Africa Public Interest Law & Conflict Resolution Initiative
The Africa Public Interest Law & Conflict Resolution Initiative is a student and faculty project developed in 2002, coordinated by Professor Karen Tokarz, Director, Negotiation and Dispute Resolution Program, to advance human rights, conflict resolution, and access to justice in Africa; to foster study, research, and professional experiences in Africa for Washington University Law students and faculty; and to offer educational programs on Africa at the School of Law. [view brochure]
Since summer 2002, over 120 Washington University Law students have worked or studied in Africa with assistance from Professor Tokarz. Students have interned for ten weeks in the summer for legal aid and public interest law organizations, and courts and tribunals in Africa. In their placements, students engage in client interviewing and counseling, community education, negotiation and dispute resolution, human rights research and policy reporting, prison visits, trial preparation, and/or appellate brief writing. Professors Tokarz, Sadat, and Peil also assist students interested in interning in other countries.
Recent field placements include:
- Legal Aid Board in Durban, South Africa, which provides legal assistance on civil and criminal matters to indigent individuals in South Africa.
- Lawyers for Human Rights in Durban, South Africa, which provides legal services and policy research for refugees and immigrants.
- Legal Resource Centre in Accra, Ghana, which works with communities to ensure human rights, social progress, and economic development, especially in the areas of civil liberties, health, employment, education, and housing.
- United Nations International Criminal Tribunal for Rwanda in Arusha, Tanzania, which was established for the prosecution of persons responsible for genocide and other violations of the international humanitarian law committee in Rwanda.

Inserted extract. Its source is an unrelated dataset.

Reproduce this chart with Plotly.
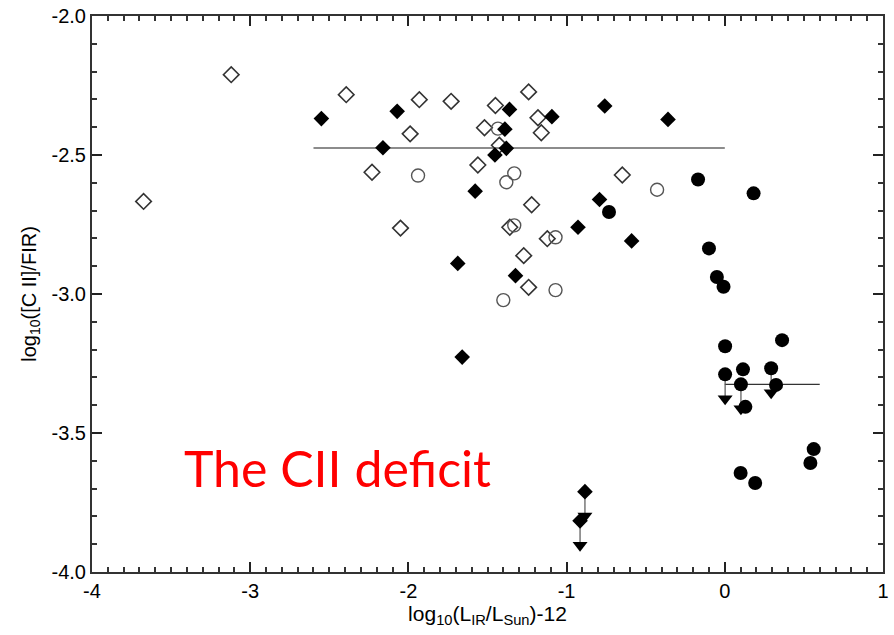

- Offices of Prosecutor, Defense, and Civil Parties of the Extraordinary Chambers in the Courts of Cambodia (ECCC) in Phnom Penh, the tribunal charged with prosecuting crimes committed during that country’s Khmer Rouge era.
- Intellectual Property Court in Taiwan.
- United Nations Inter-Agency Project on Human Trafficking (UNIAP) in Bangkok, Thailand.
The Career Services Office and the Office of International Programs provide support for students working and studying abroad. The Whitney R. Harris World Law Institute’s Dagen-Legomsky Fellowship program also supports students who work and study abroad. In the summer of 2011, recipients of this fellowship worked with The Netherlands School of Human Rights Research and the International Criminal Tribunal for Rwanda. In the summer of 2010, recipients of this fellowship worked with the Office of Defense of the Extraordinary Chambers in the Courts of Cambodia and the European Council on Refugees and Asylees in Brussels. In the summer of 2009, recipients of this Fellowship worked with the Church of Northern India in Nagpur, a non-profit dedicated to the prevention and punishment of human trafficking and the advancement of human rights, and with the Mekong Region Law Center in Bangkok, Thailand on human trafficking issues.